Sommelier addio. Così i ristoranti statunitensi rispondono alla crisi economica

4 Mar 2024, 15:51 | a cura di
La denuncia del New York Times evidenzia un cambiamento del settore Horeca nel post pandemia. Per molti esercizi una figura che fino a pochi anni fa era osannata e ricercata ora è diventata un lusso, di cui si può fare a meno, per questioni di bilancio

Vita dura per i sommelier nel mercato statunitense. Questa figura professionale che fino a qualche anno fa era diventata una celebrità anche grazie a film-documentari come Somm, di Jason Wise, ora si ritrova in difficoltà a causa della scelta di molti ristoranti di fare a meno del loro apporto in sala. Tutto questo in un clima economico in cui il settore della ristorazione americana, che li aveva idolatrati, ha dovuto riassestarsi dopo l'urto subito nel periodo della pandemia e  della successiva crisi inflattiva e dei consumi.

Sia chiaro: sui tavoli dei locali negli Stati Uniti, il vino viene ancora servito regolarmente, ma a mancare progressivamente sono proprio quelle figure professionali chiamate a curare la lista vini, a selezionare le migliori etichette, a formare i dipendenti, a raccontare le giuste storie di viticoltori, e di territori, ai commensali.

Il sommelier in sala "è diventato un lusso"

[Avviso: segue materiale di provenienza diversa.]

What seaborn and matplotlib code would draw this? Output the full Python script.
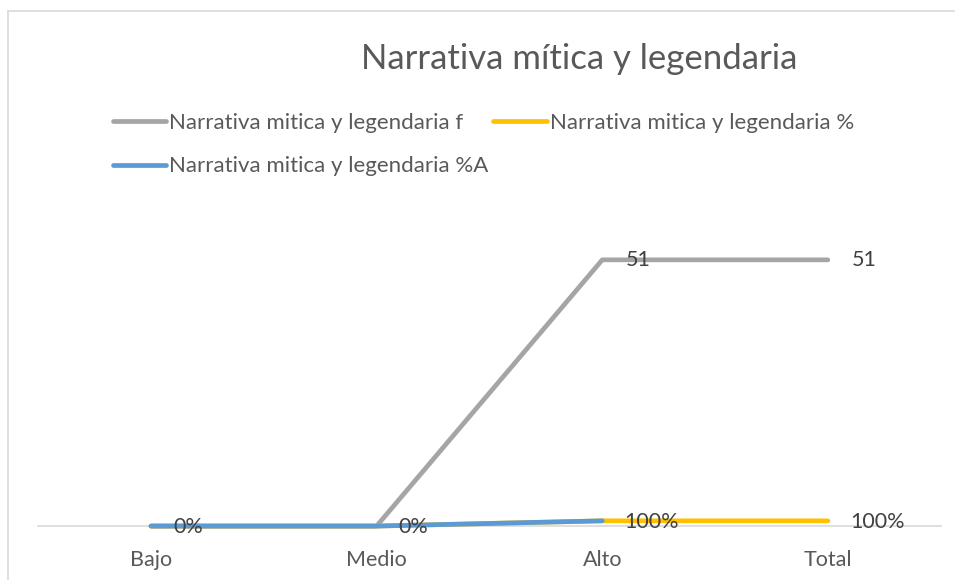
import matplotlib
matplotlib.use('Agg')
import matplotlib.pyplot as plt
from matplotlib.lines import Line2D
import numpy as np
import pandas as pd
import seaborn as sns

CATEGORIES = ['Bajo', 'Medio', 'Alto', 'Total']
SERIES_NAMES = [
    'Narrativa mitica y legendaria f',
    'Narrativa mitica y legendaria %',
    'Narrativa mitica y legendaria %A',
]
FREQ = [0, 0, 51, 51]
PCT = [0, 0, 1, 1]
PCT_ACC = [0, 0, 1, np.nan]
FREQ_LABELS = ['', '', '51', '51']
PCT_LABELS = ['0%', '0%', '100%', '100%']
COLORS = ['#A5A5A5', '#FFC000', '#5B9BD5']
TITLE = 'Narrativa mítica y legendaria'

sns.set_theme(style='white')
plt.rcParams['font.family'] = ['Lato', 'DejaVu Sans']

frames = []
for name, values in zip(SERIES_NAMES, (FREQ, PCT, PCT_ACC)):
    frames.append(pd.DataFrame({'Categoria': CATEGORIES, 'Valor': values, 'Serie': name}))
long = pd.concat(frames, ignore_index=True).dropna(subset=['Valor'])

fig = plt.figure(figsize=(9.55, 5.8), dpi=100)
ax = fig.add_axes([0.040, 0.093, 0.945, 0.54])

sns.lineplot(
    data=long, x='Categoria', y='Valor', hue='Serie', hue_order=SERIES_NAMES,
    palette=COLORS, linewidth=3.4, sort=False, ax=ax, legend=False,
    solid_capstyle='round',
)
for line in ax.get_lines():
    line.set_clip_on(False)

ax.set_xlim(-0.5, 3.5)
ax.set_ylim(0, 60)
ax.set_xlabel('')
ax.set_ylabel('')
ax.set_yticks([])
for side in ('left', 'right', 'top'):
    ax.spines[side].set_visible(False)
ax.spines['bottom'].set_color('#D9D9D9')
ax.spines['bottom'].set_linewidth(1.2)
ax.spines['bottom'].set_zorder(0)
ax.tick_params(axis='x', length=0, pad=17, labelsize=15.5, labelcolor='#595959')

# data labels, right of each point
for i, (val, lab) in enumerate(zip(FREQ, FREQ_LABELS)):
    if lab:
        ax.annotate(lab, (i, val), xytext=(17, 0), textcoords='offset points',
                    ha='left', va='center', fontsize=15.5, color='#404040')
for i, (val, lab) in enumerate(zip(PCT, PCT_LABELS)):
    ax.annotate(lab, (i, val), xytext=(16, -1), textcoords='offset points',
                ha='left', va='center', fontsize=15.5, color='#404040')

# legend filled row by row: f, % on the first row, %A on the second
order = [0, 2, 1]
handles = [Line2D([0], [0], color=COLORS[k], linewidth=3.4, solid_capstyle='round')
           for k in order]
labels = [SERIES_NAMES[k] for k in order]
fig.legend(handles, labels, loc='upper left', bbox_to_anchor=(0.118, 0.805),
           ncol=2, frameon=False, fontsize=16, labelcolor='#595959',
           handlelength=2.4, handletextpad=0.15, columnspacing=0.2, labelspacing=1.05,
           borderaxespad=0, borderpad=0)

fig.text(0.607, 0.898, TITLE, ha='center', va='center', fontsize=25, color='#595959')

# chart-area border (top and left visible)
fig.add_artist(Line2D([0.008, 1.0], [0.981, 0.981], color='#D9D9D9', linewidth=1.2,
                      transform=fig.transFigure))
fig.add_artist(Line2D([0.008, 0.008], [0.0, 0.981], color='#D9D9D9', linewidth=1.2,
                      transform=fig.transFigure))

fig.savefig('out.png', dpi=100)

La considerazione arriva dalle pagine del New York Times, quotidiano statunitense che per descrivere questo nuovo scenario non usa mezzi termini: il lavoro del sommelier è diventato per molti esercizi un vero e proprio lusso, ma sacrificabile nei freddi bilanci nel modello di ristorazione che si è via via affermato nel post-pandemia. Il risultato è evidente nella gamma ristretta delle carte dei vini proposte attualmente: meno creatività, più essenzialità. Di fatto, come fa notare l'autore dell'articolo (Eric Asimov), quei ruoli specificamente dedicati al sommelier sono ora demandati a baristi, camerieri o agli stessi manager dei ristoranti che, in aggiunta alle loro mansioni, si occupano di vino.

Carte dei vini semplificate e più attenzione a far quadrare i conti

La tendenza alla semplificazione delle carte vini è testimoniata sia da Étienne Guérin, che dal ruolo di responsabile vino per M. Wells nel Queens e per Gage & Tollner a Brooklyn, ora lavora per Sotheby nell'Upper East Side, sia da Cedric Nicaise, sommelier proprietario del Noortwyck nel Greenwich Village. E tra i pareri raccolti dal quotidiano c'è anche quello di Yumilka Ortiz, giovane sommelier di Cucina Alba a Chelsea, con trascorsi anche in Italia: «Attorno a una bottiglia puoi creare un'intera esperienza», anche se ora in molti ristoranti «l'attenzione si è spostata dall'ospitalità alle vendite e ai volumi. Ora - ammette - ho molto meno tempo per parlare con gli ospiti del ristorante e capire i loro bisogni e i loro desideri».

Il problema interessa meno i ristoranti di fascia alta

La pandemia ha provocato dei cambiamenti nel mercato Horeca. Ad esempio, molti professionisti della ristorazione, cucina e sala, hanno trovato impieghi alternativi rispetto agli orari e alla mancanza di benefici del lavoro in ristorazione. Come conseguenza, i ristoranti hanno incrementato i salari per attirare i lavoratori rinunciando, in tutto o in parte, ai loro stock di vino per far quadrare i conti. Lo scenario illustrato dal New York Times vale, in generale, meno per i ristoranti di fascia alta e più per quelli di fascia media. Il futuro del segmento è incerto, ma moderatamente roseo secondo Paul Roberts, ex gestore vino per i ristoranti Thomas Keller, che al Nyt si dice fiducioso che ristoranti e sommelier tornino a crescere e prosperare. Anche se occorrerà fare i conti col profilo psicologico dei consumatori che sono attualmente pessimisti, nonostante negli Stati Uniti l'economia stia dando, recentemente, segni di ripresa.